Kami (Bukan) Sarjana Kertas - Kholil Media |
Novel “Kami (Bukan) Sarjana Kertas” merupakan buah karya Jombang Santani Khairen (J.S. Khairen), penulis lulusan Universitas Indonesia yang telah menghasilkan banyak tulisan. Novel ini termasuk karya terbarunya yang diterbitkan pada bulan Februari 2019 (cetakan pertama) oleh Penerbit Bukune Kreatif Cipta sebanyak x + 362 halaman. Tidak butuh waktu lama semenjak diterbitkan, novel ini masuk dalam jajaran best seller di berbagai toko buku ternama di Indonesia, sebagai contohnya sebut saja Gramedia.
J.S. Khairen membuka tulisan dengan menjelaskan kehidupan tujuh mahasiswa baru, sebagai tokoh utama, yang berkuliah di kampus Universitas Daulat Eka Laksana (UDEL), sebuah kampus swasta yang jauh dari kata elite sebagai incaran para siswa untuk melanjutkan pendidikannya. Universitas tempat para mahasiswa yang "terpaksa" memilihnya untuk sekadar mengisi waktu daripada menjadi pengangguran di rumah. Jauh berbeda kondisinya dengan Universitas Damba Inspirasi Negeri (UDIN), yang merupakan kampus nomor satu di Indonesia, tempat para mahasiswa terbaik negeri ini.

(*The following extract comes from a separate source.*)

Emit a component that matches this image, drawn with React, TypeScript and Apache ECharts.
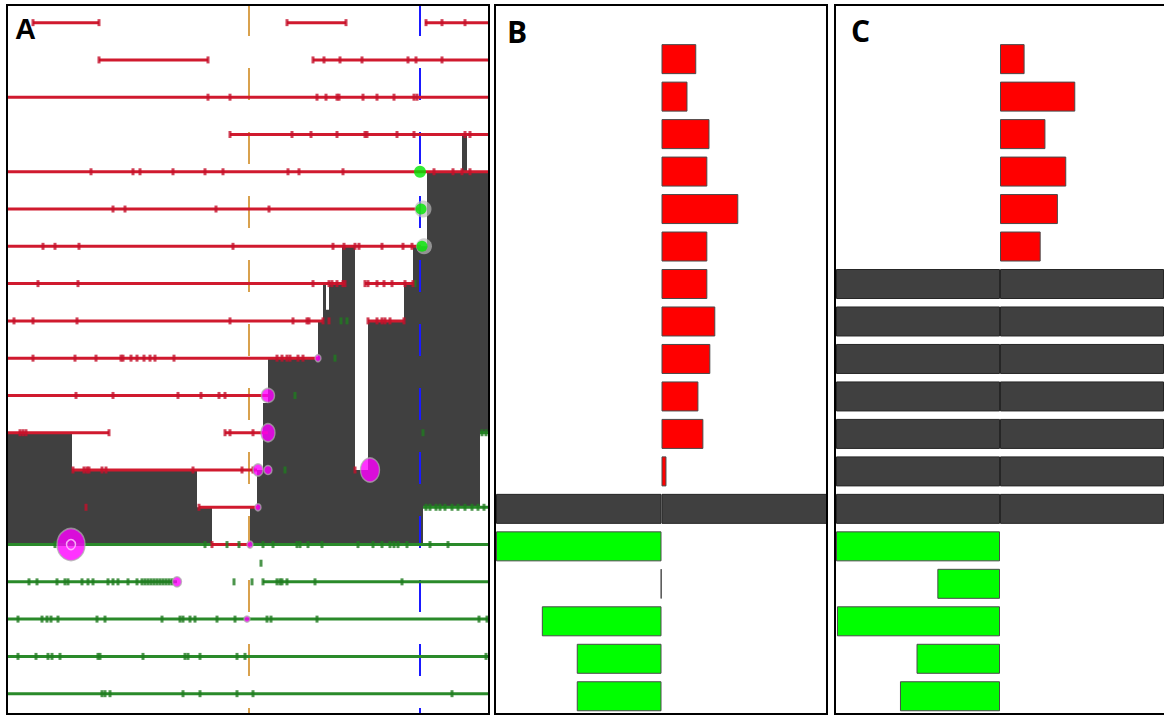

Tujuh mahasiswa baru itu adalah Ogi Mandraguna (Ogi), jurusan ilmu komunikasi, terpaksa kuliah karena ajakan temannya dan memiliki ketertarikan dengan dunia teknologi; Randi Jauhari (Ranjau), jurusan ilmu komunikasi, ditolak di kampus negeri impiannya dan ambisius; Arko, jurusan ilmu komunikasi, santai dan seorang fotografer profesional; Gala Gentara Putra (Gala), jurusan arsitektur, keluarga konglomerat, jenius dan pendiam; Juwisa, jurusan bisnis dan manajemen, religius dan kreatif; Sania, jurusan akuntansi, penyanyi rocker, mandiri, dan aslinya pintar; dan Catherine Aprilia (Catherine), jurusan hukum, cantik dan kemampuan bahasa Inggrisnya tidak perlu diragukan lagi.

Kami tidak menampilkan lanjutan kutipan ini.